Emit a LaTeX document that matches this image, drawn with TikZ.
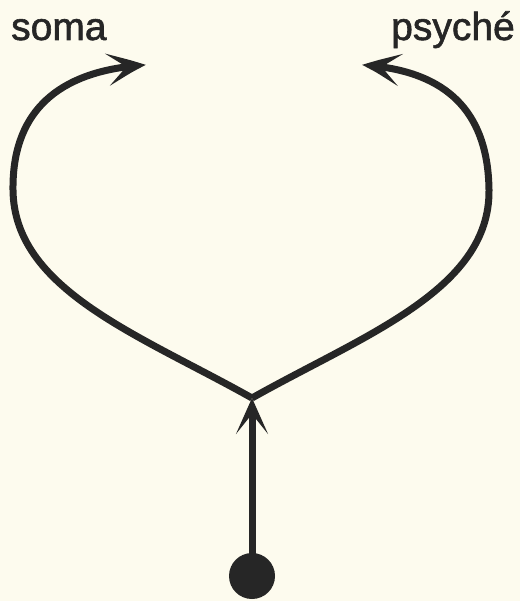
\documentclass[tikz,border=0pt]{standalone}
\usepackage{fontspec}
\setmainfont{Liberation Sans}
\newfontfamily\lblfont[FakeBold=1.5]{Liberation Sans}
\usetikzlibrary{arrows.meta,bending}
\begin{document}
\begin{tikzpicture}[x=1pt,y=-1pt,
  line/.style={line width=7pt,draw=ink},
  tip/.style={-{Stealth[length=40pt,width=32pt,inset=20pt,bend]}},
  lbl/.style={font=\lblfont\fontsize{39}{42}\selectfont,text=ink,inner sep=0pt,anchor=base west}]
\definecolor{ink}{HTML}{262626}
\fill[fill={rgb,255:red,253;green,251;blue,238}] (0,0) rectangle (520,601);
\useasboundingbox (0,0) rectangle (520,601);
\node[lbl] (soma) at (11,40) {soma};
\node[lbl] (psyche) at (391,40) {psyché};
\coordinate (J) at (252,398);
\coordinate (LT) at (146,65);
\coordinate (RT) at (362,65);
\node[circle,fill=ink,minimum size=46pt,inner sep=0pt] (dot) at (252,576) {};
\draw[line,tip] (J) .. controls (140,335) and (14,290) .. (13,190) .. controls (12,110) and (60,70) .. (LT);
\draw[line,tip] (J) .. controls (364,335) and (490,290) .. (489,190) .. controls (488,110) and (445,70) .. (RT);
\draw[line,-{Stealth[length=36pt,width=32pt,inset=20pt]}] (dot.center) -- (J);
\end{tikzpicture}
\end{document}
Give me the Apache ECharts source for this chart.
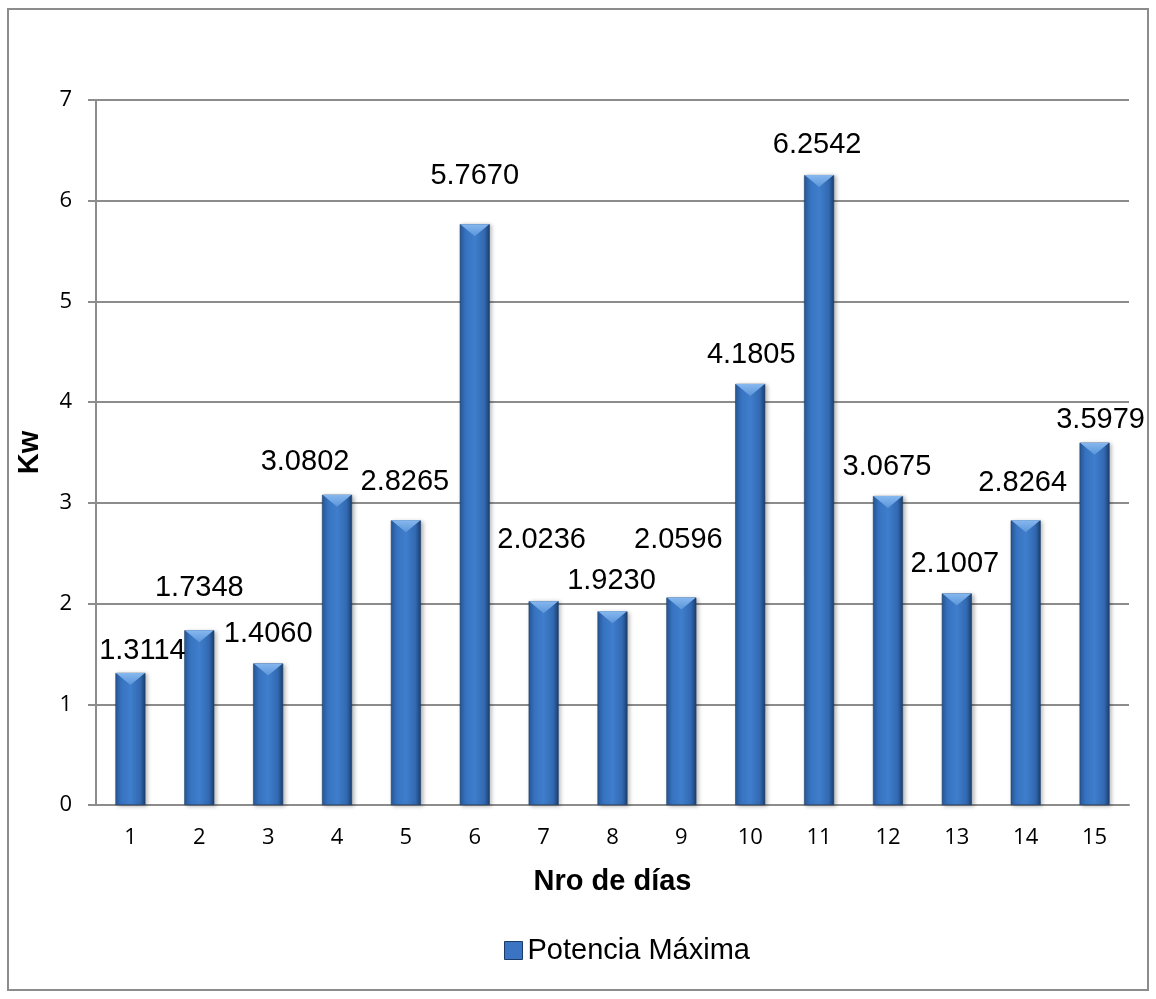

------

Aim: The data should be printed again unchanged; leave its pictures out.

Complete response:
Emit a LaTeX document that matches this image, drawn with TikZ.
\documentclass[tikz,border=0pt]{standalone}
\usepackage{fontspec}
\setmainfont{Liberation Sans}
\newfontfamily\lblfont[FakeBold=1.5]{Liberation Sans}
\usetikzlibrary{arrows.meta,bending}
\begin{document}
\begin{tikzpicture}[x=1pt,y=-1pt,
  line/.style={line width=7pt,draw=ink},
  tip/.style={-{Stealth[length=40pt,width=32pt,inset=20pt,bend]}},
  lbl/.style={font=\lblfont\fontsize{39}{42}\selectfont,text=ink,inner sep=0pt,anchor=base west}]
\definecolor{ink}{HTML}{262626}
\fill[fill={rgb,255:red,253;green,251;blue,238}] (0,0) rectangle (520,601);
\useasboundingbox (0,0) rectangle (520,601);
\node[lbl] (soma) at (11,40) {soma};
\node[lbl] (psyche) at (391,40) {psyché};
\coordinate (J) at (252,398);
\coordinate (LT) at (146,65);
\coordinate (RT) at (362,65);
\node[circle,fill=ink,minimum size=46pt,inner sep=0pt] (dot) at (252,576) {};
\draw[line,tip] (J) .. controls (140,335) and (14,290) .. (13,190) .. controls (12,110) and (60,70) .. (LT);
\draw[line,tip] (J) .. controls (364,335) and (490,290) .. (489,190) .. controls (488,110) and (445,70) .. (RT);
\draw[line,-{Stealth[length=36pt,width=32pt,inset=20pt]}] (dot.center) -- (J);
\end{tikzpicture}
\end{document}
Give me the Apache ECharts source for this chart.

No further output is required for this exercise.